Challenge
Repeat, exactly and only, the lines from the beginning of the data through the line with "var metTicks = [0, 100, 200, 300, 400];". Pictures are left out.

▬▬▬

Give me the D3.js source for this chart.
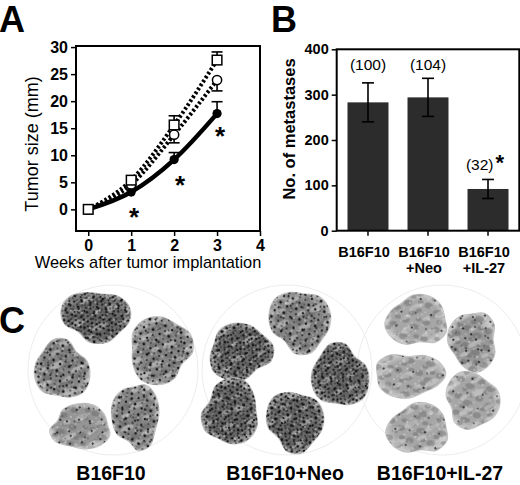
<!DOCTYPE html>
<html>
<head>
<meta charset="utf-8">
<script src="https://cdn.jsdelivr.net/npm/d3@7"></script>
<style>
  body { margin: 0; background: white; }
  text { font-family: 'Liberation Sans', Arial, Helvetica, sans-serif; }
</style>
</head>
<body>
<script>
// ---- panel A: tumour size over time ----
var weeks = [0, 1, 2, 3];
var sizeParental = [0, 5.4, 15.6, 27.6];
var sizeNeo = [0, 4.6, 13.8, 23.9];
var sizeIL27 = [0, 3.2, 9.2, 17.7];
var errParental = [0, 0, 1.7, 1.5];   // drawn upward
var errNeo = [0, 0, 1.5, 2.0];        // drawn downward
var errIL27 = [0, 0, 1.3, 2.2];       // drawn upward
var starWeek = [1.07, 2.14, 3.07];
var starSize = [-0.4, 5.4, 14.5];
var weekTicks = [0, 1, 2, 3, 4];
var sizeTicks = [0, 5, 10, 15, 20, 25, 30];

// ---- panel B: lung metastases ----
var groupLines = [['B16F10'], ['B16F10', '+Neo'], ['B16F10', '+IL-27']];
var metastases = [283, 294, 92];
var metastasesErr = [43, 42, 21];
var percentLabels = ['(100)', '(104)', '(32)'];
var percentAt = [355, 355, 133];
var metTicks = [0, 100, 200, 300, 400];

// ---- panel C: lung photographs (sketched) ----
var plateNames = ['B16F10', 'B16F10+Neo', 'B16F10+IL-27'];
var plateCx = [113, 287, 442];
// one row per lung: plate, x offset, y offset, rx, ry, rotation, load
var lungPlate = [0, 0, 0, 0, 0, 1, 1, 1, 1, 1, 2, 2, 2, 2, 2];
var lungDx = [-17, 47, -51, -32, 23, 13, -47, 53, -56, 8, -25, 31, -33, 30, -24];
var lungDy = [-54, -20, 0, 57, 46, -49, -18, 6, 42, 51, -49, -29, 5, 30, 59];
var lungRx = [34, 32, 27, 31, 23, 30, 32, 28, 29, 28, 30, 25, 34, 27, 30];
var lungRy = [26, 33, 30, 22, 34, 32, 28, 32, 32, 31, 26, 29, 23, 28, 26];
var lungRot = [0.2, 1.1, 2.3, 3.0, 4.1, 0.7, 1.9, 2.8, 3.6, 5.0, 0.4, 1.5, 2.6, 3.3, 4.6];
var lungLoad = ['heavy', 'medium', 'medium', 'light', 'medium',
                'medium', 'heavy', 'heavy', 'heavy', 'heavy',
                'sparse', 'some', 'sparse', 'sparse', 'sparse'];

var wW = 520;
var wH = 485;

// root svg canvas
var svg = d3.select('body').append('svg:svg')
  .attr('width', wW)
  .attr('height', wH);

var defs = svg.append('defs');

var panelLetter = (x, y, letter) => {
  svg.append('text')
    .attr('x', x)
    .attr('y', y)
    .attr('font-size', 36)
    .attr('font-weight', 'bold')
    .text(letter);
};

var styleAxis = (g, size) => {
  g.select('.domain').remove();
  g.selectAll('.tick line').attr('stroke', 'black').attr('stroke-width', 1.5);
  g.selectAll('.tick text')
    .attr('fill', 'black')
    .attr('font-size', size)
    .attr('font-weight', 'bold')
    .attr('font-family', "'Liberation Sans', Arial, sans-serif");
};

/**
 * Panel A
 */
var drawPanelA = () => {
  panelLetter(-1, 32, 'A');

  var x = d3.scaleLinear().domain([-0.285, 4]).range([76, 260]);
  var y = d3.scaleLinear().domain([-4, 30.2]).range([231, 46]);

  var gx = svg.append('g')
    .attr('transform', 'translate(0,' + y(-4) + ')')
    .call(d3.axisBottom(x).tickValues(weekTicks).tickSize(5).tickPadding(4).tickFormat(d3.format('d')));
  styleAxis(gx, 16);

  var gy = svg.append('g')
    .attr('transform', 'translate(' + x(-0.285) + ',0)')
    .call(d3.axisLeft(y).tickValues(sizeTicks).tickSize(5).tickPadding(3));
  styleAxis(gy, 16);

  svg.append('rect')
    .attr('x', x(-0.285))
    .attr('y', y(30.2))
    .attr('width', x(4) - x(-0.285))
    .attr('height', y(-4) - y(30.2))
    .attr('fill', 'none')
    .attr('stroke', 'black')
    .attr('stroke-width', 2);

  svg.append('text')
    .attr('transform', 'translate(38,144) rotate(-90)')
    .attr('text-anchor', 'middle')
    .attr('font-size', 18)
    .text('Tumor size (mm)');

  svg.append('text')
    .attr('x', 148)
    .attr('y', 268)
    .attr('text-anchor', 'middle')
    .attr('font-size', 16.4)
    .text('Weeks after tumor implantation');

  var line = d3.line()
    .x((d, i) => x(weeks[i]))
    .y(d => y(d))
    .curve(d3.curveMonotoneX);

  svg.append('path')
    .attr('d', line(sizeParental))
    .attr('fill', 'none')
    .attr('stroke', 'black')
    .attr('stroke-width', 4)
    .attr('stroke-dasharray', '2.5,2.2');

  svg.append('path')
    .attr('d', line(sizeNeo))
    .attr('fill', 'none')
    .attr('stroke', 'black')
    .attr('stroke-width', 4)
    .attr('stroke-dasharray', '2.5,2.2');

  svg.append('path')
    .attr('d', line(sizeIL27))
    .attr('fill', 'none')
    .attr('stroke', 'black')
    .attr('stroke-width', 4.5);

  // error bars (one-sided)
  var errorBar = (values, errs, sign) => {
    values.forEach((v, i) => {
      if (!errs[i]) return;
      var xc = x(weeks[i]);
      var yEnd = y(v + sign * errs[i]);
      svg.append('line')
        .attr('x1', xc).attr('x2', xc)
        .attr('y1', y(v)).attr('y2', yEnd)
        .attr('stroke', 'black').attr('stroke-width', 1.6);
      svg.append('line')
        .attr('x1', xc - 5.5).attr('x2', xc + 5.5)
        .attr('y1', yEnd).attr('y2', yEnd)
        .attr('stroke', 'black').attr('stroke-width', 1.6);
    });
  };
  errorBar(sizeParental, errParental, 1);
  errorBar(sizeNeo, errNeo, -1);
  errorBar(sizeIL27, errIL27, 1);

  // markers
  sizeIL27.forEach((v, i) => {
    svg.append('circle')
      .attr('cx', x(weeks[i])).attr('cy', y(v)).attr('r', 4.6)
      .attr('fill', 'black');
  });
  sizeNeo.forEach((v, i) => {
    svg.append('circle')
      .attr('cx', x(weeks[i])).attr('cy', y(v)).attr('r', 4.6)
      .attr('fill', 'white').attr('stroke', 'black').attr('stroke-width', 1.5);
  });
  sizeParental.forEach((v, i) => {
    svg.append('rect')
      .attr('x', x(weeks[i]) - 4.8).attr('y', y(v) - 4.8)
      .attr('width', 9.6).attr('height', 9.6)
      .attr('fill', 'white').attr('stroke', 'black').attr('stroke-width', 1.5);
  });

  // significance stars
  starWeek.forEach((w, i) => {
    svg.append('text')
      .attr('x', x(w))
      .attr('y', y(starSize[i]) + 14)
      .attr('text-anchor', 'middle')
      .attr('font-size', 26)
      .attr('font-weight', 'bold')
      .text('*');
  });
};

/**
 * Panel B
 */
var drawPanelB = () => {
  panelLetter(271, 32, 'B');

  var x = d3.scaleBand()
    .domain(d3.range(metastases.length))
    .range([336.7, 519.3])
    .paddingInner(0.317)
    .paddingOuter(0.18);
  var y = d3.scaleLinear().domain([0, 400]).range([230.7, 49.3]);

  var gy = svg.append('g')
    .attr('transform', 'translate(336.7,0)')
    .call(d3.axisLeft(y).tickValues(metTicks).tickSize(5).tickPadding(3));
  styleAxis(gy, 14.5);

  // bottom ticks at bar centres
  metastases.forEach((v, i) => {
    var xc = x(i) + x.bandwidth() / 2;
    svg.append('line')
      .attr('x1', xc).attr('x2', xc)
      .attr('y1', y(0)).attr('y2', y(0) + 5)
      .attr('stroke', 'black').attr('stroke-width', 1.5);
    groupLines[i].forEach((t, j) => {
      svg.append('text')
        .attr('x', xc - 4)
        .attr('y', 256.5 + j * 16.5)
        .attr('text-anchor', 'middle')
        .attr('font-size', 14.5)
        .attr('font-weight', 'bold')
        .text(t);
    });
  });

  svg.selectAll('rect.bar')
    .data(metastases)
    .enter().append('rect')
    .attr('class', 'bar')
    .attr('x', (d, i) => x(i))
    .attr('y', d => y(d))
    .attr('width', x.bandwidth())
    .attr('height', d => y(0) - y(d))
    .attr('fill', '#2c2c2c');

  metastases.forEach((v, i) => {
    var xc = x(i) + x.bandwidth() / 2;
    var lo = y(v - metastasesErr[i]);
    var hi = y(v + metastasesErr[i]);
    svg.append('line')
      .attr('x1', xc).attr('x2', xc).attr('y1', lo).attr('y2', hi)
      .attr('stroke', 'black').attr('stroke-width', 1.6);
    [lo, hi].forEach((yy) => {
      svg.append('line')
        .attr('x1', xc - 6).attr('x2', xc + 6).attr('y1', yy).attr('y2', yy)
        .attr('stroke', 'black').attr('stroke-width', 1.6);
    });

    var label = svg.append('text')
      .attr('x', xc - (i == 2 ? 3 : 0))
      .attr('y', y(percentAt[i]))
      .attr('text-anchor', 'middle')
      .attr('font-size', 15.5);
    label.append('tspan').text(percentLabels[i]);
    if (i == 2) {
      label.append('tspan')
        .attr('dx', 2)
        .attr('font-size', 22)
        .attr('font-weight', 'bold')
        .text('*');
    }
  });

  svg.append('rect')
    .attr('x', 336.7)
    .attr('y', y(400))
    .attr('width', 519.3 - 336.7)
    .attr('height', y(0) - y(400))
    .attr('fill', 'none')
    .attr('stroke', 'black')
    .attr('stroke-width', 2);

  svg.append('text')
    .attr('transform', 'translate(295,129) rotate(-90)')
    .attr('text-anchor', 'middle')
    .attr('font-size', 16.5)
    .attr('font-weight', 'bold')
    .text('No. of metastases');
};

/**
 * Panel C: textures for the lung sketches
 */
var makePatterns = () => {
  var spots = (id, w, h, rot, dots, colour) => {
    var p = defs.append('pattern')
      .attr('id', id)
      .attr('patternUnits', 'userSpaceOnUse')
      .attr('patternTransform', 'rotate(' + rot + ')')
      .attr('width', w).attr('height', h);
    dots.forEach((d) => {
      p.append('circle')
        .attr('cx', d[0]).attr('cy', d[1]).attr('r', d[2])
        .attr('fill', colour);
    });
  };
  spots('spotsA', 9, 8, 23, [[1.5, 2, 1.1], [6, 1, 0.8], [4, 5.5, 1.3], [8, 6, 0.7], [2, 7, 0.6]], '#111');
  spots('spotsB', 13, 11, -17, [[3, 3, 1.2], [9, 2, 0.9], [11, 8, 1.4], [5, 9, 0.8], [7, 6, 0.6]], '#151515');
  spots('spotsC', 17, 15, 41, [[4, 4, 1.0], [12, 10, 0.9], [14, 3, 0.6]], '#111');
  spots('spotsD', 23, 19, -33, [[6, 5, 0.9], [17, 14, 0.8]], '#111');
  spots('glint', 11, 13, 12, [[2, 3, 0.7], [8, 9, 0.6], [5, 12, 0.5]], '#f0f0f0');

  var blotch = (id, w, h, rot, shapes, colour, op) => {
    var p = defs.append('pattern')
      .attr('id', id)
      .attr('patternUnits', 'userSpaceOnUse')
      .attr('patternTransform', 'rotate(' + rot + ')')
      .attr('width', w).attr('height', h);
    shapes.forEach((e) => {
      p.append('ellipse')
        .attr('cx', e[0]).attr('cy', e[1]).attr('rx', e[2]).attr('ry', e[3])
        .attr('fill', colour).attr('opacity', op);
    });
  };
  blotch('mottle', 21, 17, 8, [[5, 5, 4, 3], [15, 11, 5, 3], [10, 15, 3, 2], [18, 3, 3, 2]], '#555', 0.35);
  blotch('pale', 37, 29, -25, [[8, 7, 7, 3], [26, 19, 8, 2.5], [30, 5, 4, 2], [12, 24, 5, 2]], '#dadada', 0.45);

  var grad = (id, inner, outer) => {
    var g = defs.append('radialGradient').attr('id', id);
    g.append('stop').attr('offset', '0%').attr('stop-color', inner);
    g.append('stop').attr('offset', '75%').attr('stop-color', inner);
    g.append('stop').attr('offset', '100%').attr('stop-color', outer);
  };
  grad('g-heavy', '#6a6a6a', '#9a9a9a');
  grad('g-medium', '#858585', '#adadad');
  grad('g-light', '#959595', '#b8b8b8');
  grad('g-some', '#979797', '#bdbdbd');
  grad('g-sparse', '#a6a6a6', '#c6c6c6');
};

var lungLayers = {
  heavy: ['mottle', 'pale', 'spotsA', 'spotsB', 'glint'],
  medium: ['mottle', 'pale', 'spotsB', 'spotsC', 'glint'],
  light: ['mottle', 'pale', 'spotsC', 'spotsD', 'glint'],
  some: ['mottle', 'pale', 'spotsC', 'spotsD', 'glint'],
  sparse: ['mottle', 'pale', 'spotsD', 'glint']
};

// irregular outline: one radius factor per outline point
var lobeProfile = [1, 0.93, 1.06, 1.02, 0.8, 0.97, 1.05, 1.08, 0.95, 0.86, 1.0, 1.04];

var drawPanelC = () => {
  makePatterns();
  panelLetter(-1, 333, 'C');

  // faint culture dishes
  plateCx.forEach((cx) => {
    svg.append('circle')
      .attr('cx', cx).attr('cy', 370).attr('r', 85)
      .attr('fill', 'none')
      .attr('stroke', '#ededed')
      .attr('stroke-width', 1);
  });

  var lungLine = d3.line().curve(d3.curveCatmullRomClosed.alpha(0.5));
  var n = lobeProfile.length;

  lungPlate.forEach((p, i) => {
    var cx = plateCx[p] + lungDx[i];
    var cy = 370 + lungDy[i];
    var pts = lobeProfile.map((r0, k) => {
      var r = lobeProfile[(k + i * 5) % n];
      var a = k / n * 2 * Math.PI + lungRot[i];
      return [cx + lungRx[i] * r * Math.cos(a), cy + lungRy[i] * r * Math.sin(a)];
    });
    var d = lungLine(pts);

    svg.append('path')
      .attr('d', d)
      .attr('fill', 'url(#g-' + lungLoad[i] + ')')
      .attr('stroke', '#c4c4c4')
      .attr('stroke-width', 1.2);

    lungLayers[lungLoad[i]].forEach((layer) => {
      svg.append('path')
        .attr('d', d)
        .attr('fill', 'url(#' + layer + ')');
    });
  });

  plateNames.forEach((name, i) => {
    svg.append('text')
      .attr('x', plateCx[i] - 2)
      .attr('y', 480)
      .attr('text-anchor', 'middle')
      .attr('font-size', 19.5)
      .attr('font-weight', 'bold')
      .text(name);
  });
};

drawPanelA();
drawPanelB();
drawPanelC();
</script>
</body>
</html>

▬▬▬

Task solution
Give me the D3.js source for this chart.
<!DOCTYPE html>
<html>
<head>
<meta charset="utf-8">
<script src="https://cdn.jsdelivr.net/npm/d3@7"></script>
<style>
  body { margin: 0; background: white; }
  text { font-family: 'Liberation Sans', Arial, Helvetica, sans-serif; }
</style>
</head>
<body>
<script>
// ---- panel A: tumour size over time ----
var weeks = [0, 1, 2, 3];
var sizeParental = [0, 5.4, 15.6, 27.6];
var sizeNeo = [0, 4.6, 13.8, 23.9];
var sizeIL27 = [0, 3.2, 9.2, 17.7];
var errParental = [0, 0, 1.7, 1.5];   // drawn upward
var errNeo = [0, 0, 1.5, 2.0];        // drawn downward
var errIL27 = [0, 0, 1.3, 2.2];       // drawn upward
var starWeek = [1.07, 2.14, 3.07];
var starSize = [-0.4, 5.4, 14.5];
var weekTicks = [0, 1, 2, 3, 4];
var sizeTicks = [0, 5, 10, 15, 20, 25, 30];

// ---- panel B: lung metastases ----
var groupLines = [['B16F10'], ['B16F10', '+Neo'], ['B16F10', '+IL-27']];
var metastases = [283, 294, 92];
var metastasesErr = [43, 42, 21];
var percentLabels = ['(100)', '(104)', '(32)'];
var percentAt = [355, 355, 133];
var metTicks = [0, 100, 200, 300, 400];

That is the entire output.